As our name suggests, Positively Simple Dog Training focuses exclusively on positive, reward-based training that is easy to learn, simple to implement, and rewards good canine behavior. Our mission is to promote good communication and strengthen the bond between humans and their pets as well as to empower owners with the skills necessary to become the effective, benevolent, and kind leaders their dogs need. What sets us apart from other dog training services is the personalized service and abundant resources our clients receive that work to solve their problems and improve their skills.
All dogs are not alike, so to pigeonhole a dog's behavior by using stereotypes about his breed, for example, only serves to superficially change a behavior.

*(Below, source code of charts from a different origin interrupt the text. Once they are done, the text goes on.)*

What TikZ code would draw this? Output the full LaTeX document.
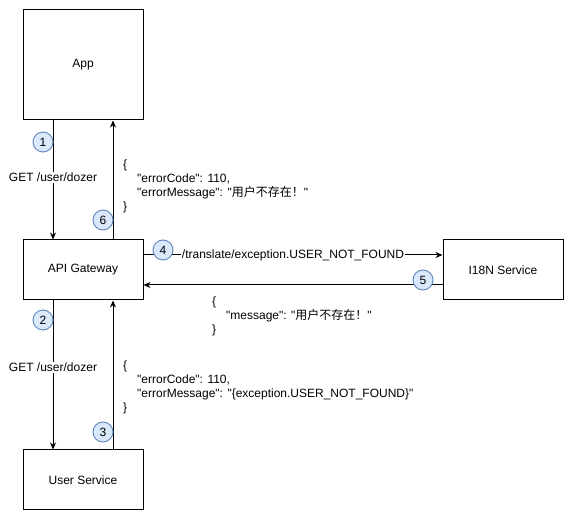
\documentclass[tikz,border=0pt]{standalone}
\usepackage{fontspec}
\setmainfont{Liberation Sans}[Ligatures=TeXOff]
\newfontfamily\cjk{Noto Sans CJK SC}
\usetikzlibrary{arrows.meta}
\definecolor{bleuFond}{HTML}{DAE8FC}
\definecolor{bleuTrait}{HTML}{6C8EBF}
\tikzset{
  boite/.style={draw,line width=1pt,minimum width=120pt,minimum height=60pt,inner sep=0pt,font=\fontsize{12}{14}\selectfont},
  rond/.style={circle,draw=bleuTrait,fill=bleuFond,line width=1pt,minimum size=20pt,inner sep=0pt,font=\fontsize{12}{14}\selectfont},
  fleche/.style={line width=1pt,-{Stealth[length=7pt,width=6pt]}},
  texte/.style={align=left,inner sep=0pt,font=\fontsize{12}{14}\selectfont},
  etiq/.style={texte,fill=white,inner sep=1pt},
}
\begin{document}
\begin{tikzpicture}[x=1pt,y=-1pt]  % ------ Gateway et traduction ---------------
    \useasboundingbox (0,0) rectangle (574,521);

    \node[boite,minimum height=110pt] (app) at (83,65) {App};
    \node[boite] (api) at (83,270) {API Gateway};
    \node[boite] (user) at (83,480) {User Service};
    \node[boite] (i18n) at (503,270) {I18N Service};

    \draw[fleche] ([xshift=-30pt]app.south) -- ([xshift=-30pt]api.north)
        node[pos=.48,etiq] (get1) {GET /user/dozer};
    \draw[fleche] ([xshift=30pt]api.north) -- ([xshift=30pt]app.south);
    \draw[fleche] ([xshift=-30pt]api.south) -- ([xshift=-30pt]user.north)
        node[pos=.45,etiq] (get2) {GET /user/dozer};
    \draw[fleche] ([xshift=30pt]user.north) -- ([xshift=30pt]api.south);
    \draw[fleche] ([yshift=15pt]api.east) -- ([yshift=15pt]i18n.west)
        node[midway,etiq] (trad) {/translate/exception.USER\_NOT\_FOUND};
    \draw[fleche] ([yshift=-15pt]i18n.west) -- ([yshift=-15pt]api.east);

    \node[rond] (r1) at (43,142) {1};
    \node[rond] (r2) at (43,320) {2};
    \node[rond] (r3) at (103,432) {3};
    \node[rond] (r4) at (163,250) {4};
    \node[rond] (r5) at (423,280) {5};
    \node[rond] (r6) at (103,220) {6};

\begin{scope}[every node/.style={texte,anchor=west}]
    \node (rep1) at (123,186) {\{\\\hspace*{14pt}"errorCode": 110,\\\hspace*{14pt}"errorMessage": "{\cjk 用户不存在！}"\\\}};
    \node (rep2) at (212,316) {\{\\\hspace*{14pt}"message": "{\cjk 用户不存在！}"\\\}};
    \node (rep3) at (123,387) {\{\\\hspace*{14pt}"errorCode": 110,\\\hspace*{14pt}"errorMessage": "\{exception.USER\_NOT\_FOUND\}"\\\}};
\end{scope}
\end{tikzpicture}
\end{document}
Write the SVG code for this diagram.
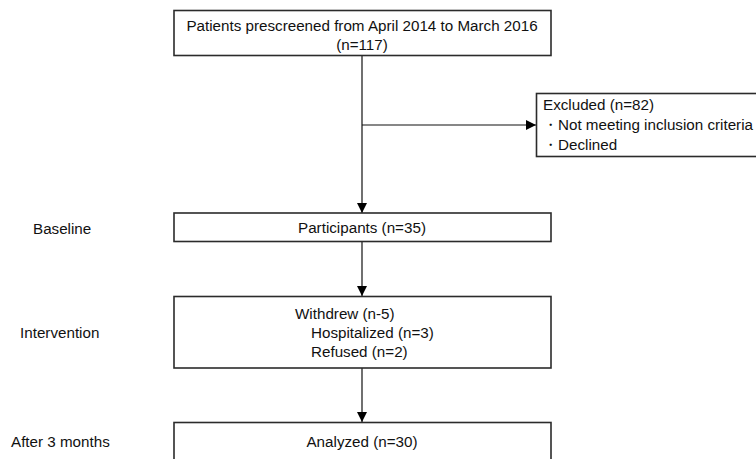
<svg xmlns="http://www.w3.org/2000/svg" width="756" height="459" viewBox="0 0 756 459">
<style>
.box{fill:#fff;stroke:#2b2b2b;stroke-width:1.6}
.t{font-family:"Liberation Sans",Arial,sans-serif;font-size:15.2px;fill:#111}
.c{text-anchor:middle}
.ln{stroke:#111;stroke-width:1.2;fill:none}
</style>
<defs>
<marker id="ah" markerWidth="10" markerHeight="10" refX="10" refY="5" orient="auto" markerUnits="userSpaceOnUse">
<path d="M0,0 L10,5 L0,10 Z" fill="#000"/>
</marker>
</defs>
<rect width="756" height="459" fill="#fff"/>
<g id="connectors">
<line class="ln" x1="362" y1="56" x2="362" y2="213" marker-end="url(#ah)"/>
<line class="ln" x1="362" y1="125" x2="536" y2="125" marker-end="url(#ah)"/>
<line class="ln" x1="362" y1="242" x2="362" y2="296" marker-end="url(#ah)"/>
<line class="ln" x1="362" y1="368" x2="362" y2="422" marker-end="url(#ah)"/>
</g>
<g id="prescreened">
<rect class="box" x="174" y="10.5" width="377" height="45"/>
<text class="t c" x="362" y="31">Patients prescreened from April 2014 to March 2016</text>
<text class="t c" x="362" y="50">(n=117)</text>
</g>
<g id="excluded">
<rect class="box" x="536.5" y="93.5" width="225" height="63"/>
<text class="t" x="543" y="110">Excluded (n=82)</text>
<text class="t" x="543" y="130">・Not meeting inclusion criteria</text>
<text class="t" x="543" y="150">・Declined</text>
</g>
<g id="participants">
<rect class="box" x="174" y="213" width="377" height="28.5"/>
<text class="t c" x="362" y="233">Participants (n=35)</text>
</g>
<g id="withdrew">
<rect class="box" x="174" y="296.5" width="377" height="71.5"/>
<text class="t" x="295" y="319">Withdrew (n-5)</text>
<text class="t" x="311" y="338">Hospitalized (n=3)</text>
<text class="t" x="311" y="357">Refused (n=2)</text>
</g>
<g id="analyzed">
<rect class="box" x="174" y="422.5" width="377" height="45"/>
<text class="t c" x="362" y="447">Analyzed (n=30)</text>
</g>
<g id="labels">
<text class="t" x="33" y="234">Baseline</text>
<text class="t" x="20" y="338">Intervention</text>
<text class="t" x="11" y="447">After 3 months</text>
</g>
</svg>
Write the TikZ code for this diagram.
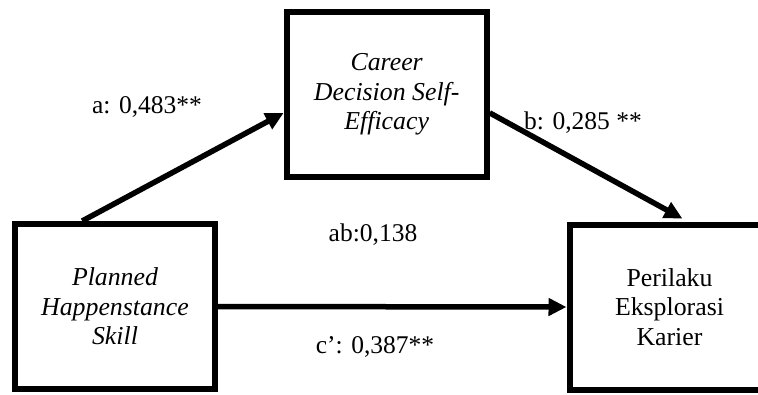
\documentclass[tikz,border=0pt]{standalone}
\usepackage{fontspec}
\setmainfont{Liberation Serif}
\usetikzlibrary{arrows.meta}
\begin{document}
\begin{tikzpicture}[x=1bp,y=-1bp,
  box/.style={draw, line width=6bp, minimum width=200bp, minimum height=165bp, inner sep=0pt, align=center, font=\fontsize{25.8bp}{29.5bp}\selectfont},
  arr/.style={line width=5.5bp, -{Triangle[length=18bp,width=17bp]}},
  lab/.style={font=\fontsize{25.5bp}{29.5bp}\selectfont, inner sep=0pt}]
\clip (0,0) rectangle (758,394);
\fill[white] (0,0) rectangle (758,394);
\node[box, font=\fontsize{25.8bp}{29.5bp}\selectfont\itshape] (L) at (115,306.5) {Planned\\Happenstance\\Skill};
\node[box, font=\fontsize{25.8bp}{29.5bp}\selectfont\itshape] (T) at (386.7,94.7) {Career\\Decision Self-\\Efficacy};
\node[box] (R) at (669.5,307) {Perilaku\\Eksplorasi\\Karier};
\draw[arr] (L.111) -- (T.190);
\draw[arr, shorten >=6bp] (T.-10) -- (R.78);
\draw[arr] (L.east) -- (R.west);
\node[lab] (la) at (147,107) {a: 0,483**};
\node[lab] (lb) at (583,123) {b: 0,285 **};
\node[lab] (lab) at (373,235) {ab:0,138};
\node[lab] (lc) at (375,347) {c’: 0,387**};
\end{tikzpicture}
\end{document}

Although there are known behaviors that apply to canines, each dog is different. Thus, he has a different viewpoint on the world based on his life experiences. It is that individual viewpoint that is at the core of his personality that we uncover & use to modify his behavior.
As the founder and owner of Positively Simple Dog Training, Meg Nichol was born and raised in Michigan. She grew up with her Beagle and two cats. She always refers to her Beagle as her best friend of 14 years.
After graduating from Purdue University with a Bachelor of Science degree in business, Meg worked in the banking industry before migrating to sales. In the late 1980s, Meg decided to leave the Midwest and relocate to Sarasota, Florida. She eventually entered the competitive field of pharmaceutical sales, a career she successfully pursued for nearly two decades.
Throughout her life, Meg always has had an affinity for shelter animals. Since 1992, she has welcomed three rescued cats and two shelter dogs into her home, not to mention several foster dogs.
In the aftermath of Hurricane Charlie in 2004, Meg volunteered with local shelters to assist in the rescue of homeless and stray animals from DeSoto County, Florida. It was during this time that she took in Daisy, a female Florida Brown Dog, who had been found wandering the streets. The one-year-old pup had been quarantined at a makeshift shelter due to a suspected case of Bordetella.
Meg volunteered to bring the dog home to foster her until she recovered. Nine years later, Daisy, who was later diagnosed not with kennel cough but, instead, with a lingering case of hiccups, is still a part of the Nichol household.
Meg's ongoing work in the rescue community inspired her to add to her family. She adopted another dog named Tristan, who suffered from a 90 percent loss of vision in both eyes due to "retinal detachment," according to the ophthalmologist who examined him for the rescue group in April 2005. The Havanese puppy had been dropped off at Miami-Dade Animal Services by a breeder and was rescued by Chesed Rescue in West Palm Beach just hours before he would have been euthanized.
Meg drove Daisy, who had trouble socializing with other dogs, across the state to meet the six-month-old pup, and the two dogs became instant friends. She considers Tristan to be her "dog's dog" and just takes care of him for Daisy. Happily, Tristan's vision was fully restored when his own veterinary general practitioner in Sarasota decided to treat the blindness with high-dose antibiotics, as she did not see any detached retina in either eye. Within weeks, the first sign of his vision's return happened when Meg noticed him chasing a butterfly in the backyard!
Spending as much of her free time with animals as possible, it wasn't long before Meg became frustrated when her employment obligations began to hinder what she came to believe was her true calling. It was then that Meg made a life-changing decision to leave the pharmaceutical industry to become a professional dog trainer. She credits the dramatic career change to a flourishing passion for working with animals that gradually began to take precedence over her full-time pharmaceutical sales position.
A graduate of the accredited Animal Behavior College (ABC), Meg completed extensive curriculum studies that included a year-long internship with ABC-certified mentor trainers and hands-on work at area shelters.
Since becoming an ABC-certified positive dog trainer and launching Positively Simple Dog Training, Meg has herself become an ABC mentor trainer and joined the Association of Professional Dog Trainers (APDT) and The Pet Professional Guild (PPG) while keeping up her continuing education credits (CEUs). She has also completed her studies in training therapy dogs and has become an ABC-certified cat trainer!
She is committed to changing people's minds about using outdated, aversive training techniques such as dominance theory and alpha-role training, as they do more harm than good, especially in the hands of nonprofessional dog trainers, i.e., the general public. Instead, she hopes to influence people's thinking to embrace the well-documented and proven methods of positive, reward-based dog training. Hence, she sees herself as a people trainer in addition to being a dog trainer.